Z80 Monitor Program for the BSX
The BSX Homebrew Project is an interest challenge for me, as it involves hardware and software. I’ve been concentrating on the hardware up until now, but there is a reasonable amount of software running on ROM now to assist in further hardware and software developments.
If you want to cut to the quick and go straight to the source, you can find it here on my GitHub.
The Monitor Program
The BSX boots into the monitor program (stored in ROM). This provides a simple command line interface over a serial terminal connection:
- List a block of memory in HEX and ASCII
- Read and write to I/O ports
- Load a binary file over the terminal connection
- Jump to an address
- Disassemble a block of memory
- Enter BBC Basic for Z80 (if loaded in the ROM at address &4000)
For the most part these functions are fairly straightforward to implement.

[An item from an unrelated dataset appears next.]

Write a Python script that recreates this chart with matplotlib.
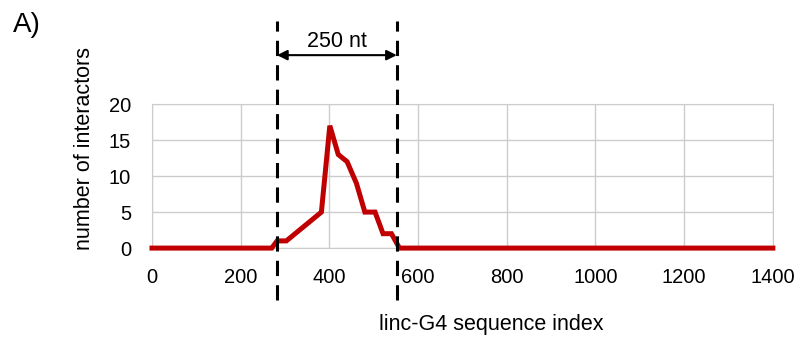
import numpy as np
import matplotlib.pyplot as plt

plt.rcParams['font.family'] = ['Liberation Sans', 'DejaVu Sans']

# sequence index / number of interactors
seq_index = [0, 270, 282, 303, 382, 401, 420, 440, 461, 480, 503, 521, 540, 558, 1400]
interactors = [0, 0, 1, 1, 5, 17, 13, 12, 9, 5, 5, 2, 2, 0, 0]

# window boundaries
window = [282, 552]
window_label = "250 nt"

fig = plt.figure(figsize=(7.97, 3.38), dpi=100)
ax = fig.add_axes([0.1907, 0.266, 0.779, 0.426])

ax.plot(seq_index, interactors, color='#C00000', lw=3.6, solid_joinstyle='miter',
        clip_on=False, zorder=3)

ax.set_xlim(0, 1400)
ax.set_ylim(0, 20)
ax.set_xticks(np.arange(0, 1401, 200))
ax.set_yticks(np.arange(0, 21, 5))
ax.grid(True, color='#cccccc', lw=1)
for s in ax.spines.values():
    s.set_color('#cccccc')
ax.tick_params(length=0, labelsize=14.5)
ax.tick_params(axis='x', pad=14)
ax.tick_params(axis='y', pad=15)

for w in window:
    ax.axvline(w, ymin=-0.36, ymax=1.58, color='black', lw=2.2,
               dashes=(5, 3), clip_on=False, zorder=4)

ax.annotate('', xy=(window[0], 26.8), xytext=(window[1], 26.8),
            arrowprops=dict(arrowstyle='<|-|>', color='black', lw=1.5,
                            shrinkA=0, shrinkB=0, mutation_scale=15),
            annotation_clip=False)
ax.text(sum(window) / 2, 28.7, window_label, ha='center', va='center', fontsize=15.5)

ax.set_xlabel('linc-G4 sequence index', fontsize=15.5)
ax.xaxis.set_label_coords(0.546, -0.46)
fig.text(84 / 797, 1 - 148 / 338, 'number of interactors', rotation=90,
         ha='center', va='center', fontsize=15.5)

fig.text(0.016, 0.925, 'A)', fontsize=20, ha='left', va='center')

fig.savefig('out.png', dpi=100)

I will cover the BBC Basic interpreter in more detail in future posts, but you can see a demo of it here in my previous post.
Loading binary files
When I first started coding for the BSX, I had no way to load data into RAM. So any changes to the ROM software had to be tested in ROM.
This involved:
- Writing the code
- Compiling to a BIN file
- Popping the EEPROM out of the board
- Burning the BIN file onto the EEPROM using an EPROM programmer
- Pushing the EEPROM back in the board
- Testing
Clearly this is quite a tedious process. So very early on I wrote the load functionality. This uses a companion utility (currently written in PowerShell) that opens the COM port and writes the file data, with a header starting with an ASCII ‘L’, and containing the file size and target location, to the STM32. The STM32 relays this information to the Z80 port used for keyboard I/O.

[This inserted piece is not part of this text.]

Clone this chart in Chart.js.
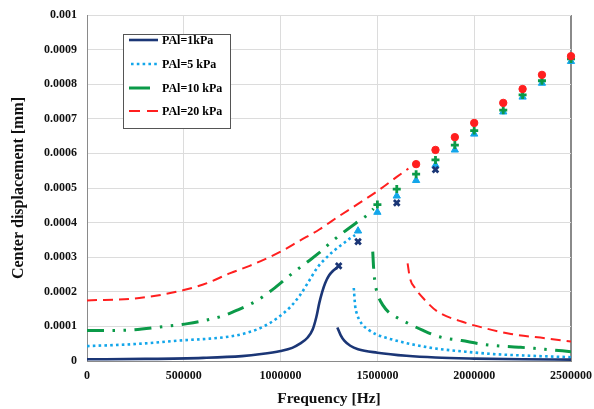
<!DOCTYPE html>
<html>
<head>
<meta charset="utf-8">
<script src="https://cdn.jsdelivr.net/npm/chart.js@4.4.0/dist/chart.umd.min.js"></script>
<style>
  html, body { margin: 0; padding: 0; background: #fff; }
  canvas { display: block; }
</style>
</head>
<body>
<canvas id="chart" width="594" height="409"></canvas>
<script>
// Axis tick labels
const xTickLabels = ['0', '500000', '1000000', '1500000', '2000000', '2500000'];
const yTickLabels = ['0', '0.0001', '0.0002', '0.0003', '0.0004', '0.0005',
                     '0.0006', '0.0007', '0.0008', '0.0009', '0.001'];

// Series names
const seriesNames = ['PAl=1kPa', 'PAl=5 kPa', 'PAl=10 kPa', 'PAl=20 kPa'];

// PAl = 1 kPa : curve below and above resonance [Hz], [mm]
const freq1L = [0, 300000, 600000, 800000, 900000, 1000000, 1060000, 1100000, 1140000, 1165000,
                1185000, 1200000, 1215000, 1230000, 1250000, 1270000, 1290000];
const disp1L = [0.000005, 0.000006, 0.000009, 0.000014, 0.00002, 0.000029, 0.000038, 0.00005, 0.000068, 0.00009,
                0.000128, 0.000168, 0.0002, 0.000225, 0.000247, 0.00026, 0.000269];
const freq1R = [1293000, 1310000, 1330000, 1360000, 1400000, 1500000, 1650000, 1800000, 2000000, 2250000, 2500000];
const disp1R = [0.000097, 0.000075, 0.000058, 0.000044, 0.000034, 0.000024, 0.000015, 0.00001, 0.000007, 0.000005, 0.000004];

// PAl = 5 kPa
const freq5L = [0, 250000, 500000, 620000, 740000, 830000, 910000, 980000, 1050000, 1100000,
                1140000, 1190000, 1230000, 1270000, 1320000, 1360000, 1385000];
const disp5L = [0.000043, 0.000049, 0.00006, 0.000064, 0.000071, 0.000082, 0.000099, 0.000123, 0.000156, 0.00019,
                0.000225, 0.00027, 0.000295, 0.000316, 0.000338, 0.000355, 0.000364];
const freq5R = [1378000, 1385000, 1395000, 1420000, 1455000, 1490000, 1590000, 1690000, 1800000, 1935000,
                2100000, 2300000, 2500000];
const disp5R = [0.000211, 0.00016, 0.000135, 0.000107, 0.00009, 0.000078, 0.00006, 0.000047, 0.000036, 0.000028,
                0.00002, 0.000015, 0.000011];

// PAl = 10 kPa
const freq10L = [0, 200000, 400000, 520000, 600000, 700000, 780000, 870000, 960000, 1060000,
                 1140000, 1200000, 1260000, 1320000, 1400000, 1450000, 1480000];
const disp10L = [0.000088, 0.000089, 0.0001, 0.000108, 0.000116, 0.00013, 0.000148, 0.000172, 0.000207, 0.000253,
                 0.000287, 0.000313, 0.000343, 0.00037, 0.000403, 0.000423, 0.00044];
const freq10R = [1476000, 1480000, 1487000, 1500000, 1530000, 1560000, 1600000, 1640000, 1730000, 1820000,
                 1935000, 2060000, 2230000, 2365000, 2500000];
const disp10R = [0.000316, 0.000273, 0.00023, 0.000195, 0.00016, 0.00014, 0.000126, 0.000114, 0.00009, 0.00007,
                 0.000059, 0.000047, 0.00004, 0.000034, 0.000027];

// PAl = 20 kPa
const freq20L = [0, 270000, 500000, 620000, 740000, 840000, 1000000, 1100000, 1200000, 1300000,
                 1400000, 1500000, 1600000, 1660000];
const disp20L = [0.000175, 0.000182, 0.000205, 0.000225, 0.000254, 0.000275, 0.000316, 0.000348, 0.00038, 0.000418,
                 0.000454, 0.000491, 0.000532, 0.000556];
const freq20R = [1656000, 1668000, 1694000, 1746000, 1810000, 1935000, 2040000, 2190000, 2365000, 2500000];
const disp20R = [0.000282, 0.00024, 0.000211, 0.000176, 0.000143, 0.000114, 0.000097, 0.000078, 0.000066, 0.000056];

// Discrete (marker) results
const markFreq1 = [1300000, 1400000, 1600000, 1800000];
const markDisp1 = [0.000275, 0.000345, 0.000457, 0.000553];
const markFreq5 = [1400000, 1500000, 1600000, 1700000, 1800000, 1900000, 2000000, 2150000, 2250000, 2350000, 2500000];
const markDisp5 = [0.000376, 0.00043, 0.000477, 0.000522, 0.000566, 0.00061, 0.000656, 0.00072, 0.000763, 0.000803, 0.000866];
const markFreq10 = [1500000, 1600000, 1700000, 1800000, 1900000, 2000000, 2150000, 2250000, 2350000, 2500000];
const markDisp10 = [0.000452, 0.000497, 0.00054, 0.000581, 0.000624, 0.000666, 0.000725, 0.000769, 0.00081, 0.000873];
const markFreq20 = [1700000, 1800000, 1900000, 2000000, 2150000, 2250000, 2350000, 2500000];
const markDisp20 = [0.000569, 0.00061, 0.000647, 0.000688, 0.000746, 0.000786, 0.000827, 0.000881];

// Helpers
const toPoints = (xs, ys) => xs.map((x, i) => ({ x: x, y: ys[i] }));
// Two branches joined with a gap so the line breaks at the jump
const branches = (xl, yl, xr, yr) =>
  toPoints(xl, yl).concat([{ x: (xl[xl.length - 1] + xr[0]) / 2, y: null }], toPoints(xr, yr));

const NAVY = '#1b3676';
const SKY = '#13a6ea';
const GREEN = '#0b9a48';
const RED = '#ff1f1f';
const SERIF = "'Liberation Serif', 'Times New Roman', serif";

const lineBase = {
  type: 'line',
  pointRadius: 0,
  pointHoverRadius: 0,
  fill: false,
  spanGaps: false,
  cubicInterpolationMode: 'monotone',
  order: 10
};

const datasets = [
  Object.assign({}, lineBase, {
    label: seriesNames[0], data: branches(freq1L, disp1L, freq1R, disp1R),
    borderColor: NAVY, borderWidth: 2.6
  }),
  Object.assign({}, lineBase, {
    label: seriesNames[1], data: branches(freq5L, disp5L, freq5R, disp5R),
    borderColor: SKY, borderWidth: 2.6, borderDash: [2.6, 3.2]
  }),
  Object.assign({}, lineBase, {
    label: seriesNames[2], data: branches(freq10L, disp10L, freq10R, disp10R),
    borderColor: GREEN, borderWidth: 3, borderDash: [17, 8.5, 2.5, 8.5, 2.5, 8.5]
  }),
  Object.assign({}, lineBase, {
    label: seriesNames[3], data: branches(freq20L, disp20L, freq20R, disp20R),
    borderColor: RED, borderWidth: 2, borderDash: [10, 6]
  }),
  {
    type: 'scatter', label: 'm5', data: toPoints(markFreq5, markDisp5),
    pointStyle: 'triangle', pointRadius: 4.2, backgroundColor: SKY, borderColor: SKY, borderWidth: 1,
    clip: false, order: 4
  },
  {
    type: 'scatter', label: 'm1', data: toPoints(markFreq1, markDisp1),
    pointStyle: 'crossRot', pointRadius: 4, borderColor: NAVY, borderWidth: 2.8,
    clip: false, order: 3
  },
  {
    type: 'scatter', label: 'm10', data: toPoints(markFreq10, markDisp10),
    pointStyle: 'cross', pointRadius: 4, borderColor: GREEN, borderWidth: 2.8,
    clip: false, order: 2
  },
  {
    type: 'scatter', label: 'm20', data: toPoints(markFreq20, markDisp20),
    pointStyle: 'circle', pointRadius: 3.7, backgroundColor: RED, borderColor: RED, borderWidth: 1,
    clip: false, order: 1
  }
];

// Boxed legend inside the plot area, top-left
const legendSamples = [
  { x0: 129, x1: 158 },
  { x0: 131, x1: 158 },
  { x0: 129, x1: 150, dash: [] },
  { x0: 129, x1: 158, dash: [11, 7] }
];
const insetLegend = {
  id: 'insetLegend',
  afterDatasetsDraw(chart) {
    const ctx = chart.ctx;
    const box = { x: 123.5, y: 34.5, w: 107, h: 94 };
    const rowY = [40, 64, 88, 111];
    ctx.save();
    ctx.fillStyle = '#ffffff';
    ctx.fillRect(box.x, box.y, box.w, box.h);
    ctx.strokeStyle = '#555555';
    ctx.lineWidth = 1;
    ctx.strokeRect(box.x, box.y, box.w, box.h);
    ctx.font = 'bold 12px ' + SERIF;
    ctx.textBaseline = 'middle';
    ctx.textAlign = 'left';
    for (let i = 0; i < 4; i++) {
      const ds = chart.data.datasets[i];
      const s = legendSamples[i];
      ctx.beginPath();
      ctx.strokeStyle = ds.borderColor;
      ctx.lineWidth = ds.borderWidth;
      ctx.setLineDash(s.dash || ds.borderDash || []);
      ctx.moveTo(s.x0, rowY[i]);
      ctx.lineTo(s.x1, rowY[i]);
      ctx.stroke();
      ctx.setLineDash([]);
      ctx.fillStyle = '#000';
      ctx.fillText(ds.label, 162, rowY[i] + 1);
    }
    ctx.restore();
  }
};

new Chart(document.getElementById('chart'), {
  data: { datasets: datasets },
  options: {
    responsive: false,
    animation: false,
    events: [],
    layout: { padding: { left: 0, right: 23, top: 15, bottom: 0 } },
    plugins: {
      legend: { display: false },
      tooltip: { enabled: false }
    },
    scales: {
      x: {
        type: 'linear',
        min: 0, max: 2500000,
        afterFit(scale) {
          scale.height = 48;
          scale.paddingLeft = 0;
          scale.paddingRight = 0;
        },
        grid: {
          drawTicks: false,
          color: (c) => (c.tick && c.tick.value === 2500000 ? '#8a8a8a' : '#dcdcdc'),
          lineWidth: (c) => (c.tick && c.tick.value === 2500000 ? 2 : 1)
        },
        border: { color: '#8a8a8a', width: 1 },
        ticks: {
          stepSize: 500000,
          padding: 8,
          color: '#111',
          font: { family: SERIF, size: 12, weight: 'bold' },
          maxRotation: 0,
          callback: (v, i) => xTickLabels[i]
        },
        title: {
          display: true,
          text: 'Frequency [Hz]',
          color: '#111',
          font: { family: SERIF, size: 15.5, weight: 'bold' },
          padding: { top: 0, bottom: 1 }
        }
      },
      y: {
        type: 'linear',
        min: 0, max: 0.001,
        afterFit(scale) {
          scale.width = 87;
          scale.paddingTop = 0;
          scale.paddingBottom = 0;
        },
        grid: { drawTicks: false, color: '#dcdcdc', lineWidth: 1 },
        border: { color: '#8a8a8a', width: 1 },
        ticks: {
          stepSize: 0.0001,
          padding: 10,
          color: '#111',
          font: { family: SERIF, size: 12, weight: 'bold' },
          callback: (v, i) => yTickLabels[i]
        },
        title: {
          display: true,
          text: 'Center displacement [mm]',
          color: '#111',
          font: { family: SERIF, size: 16, weight: 'bold' },
          padding: { top: 9, bottom: 0 }
        }
      }
    }
  },
  plugins: [insetLegend]
});
</script>
</body>
</html>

When the Z80 monitor receives the character ‘L’ on the keyboard port, it will then switch to loading the binary stream into RAM, and will switch back to keyboard I/O once all the bytes have been loaded.
I can now quickly compile and test new versions of the Z80 monitor program and BBC Basic in RAM, and burn to ROM when I’m happy with the results.
Z80 Disassembler
I’ve always fancied writing a Z80 disassembler and figured it may come in handy when testing the BSX, especially when I start using MSX ROM images.

Whilst I’m pretty sure I could have downloaded the source for a Z80 disassembler online, I figured it would be an interesting exercise to write my own, having never written one before.
If you look at the hex codes for Z80, you can see that they form a pattern. This is even more apparent if you write them out in a 16×16 grid.
This website goes one step further and provides the information required to decode Z80 instructions based upon an opcode.
Armed with that information it took me a couple of hours to get the basic disassembler up and running, and a couple more days to add the shift instruction set and tweak the output.
It currently supports all documented Z80 instructions, and some undocumented instructions (mainly the IXL, IXH, IYL and IYH registers), and will translate relative addresses into an absolute address. It currently only outputs values in HEX and makes no attempt to create a list of labels.
That notwithstanding, I’m very happy with the results.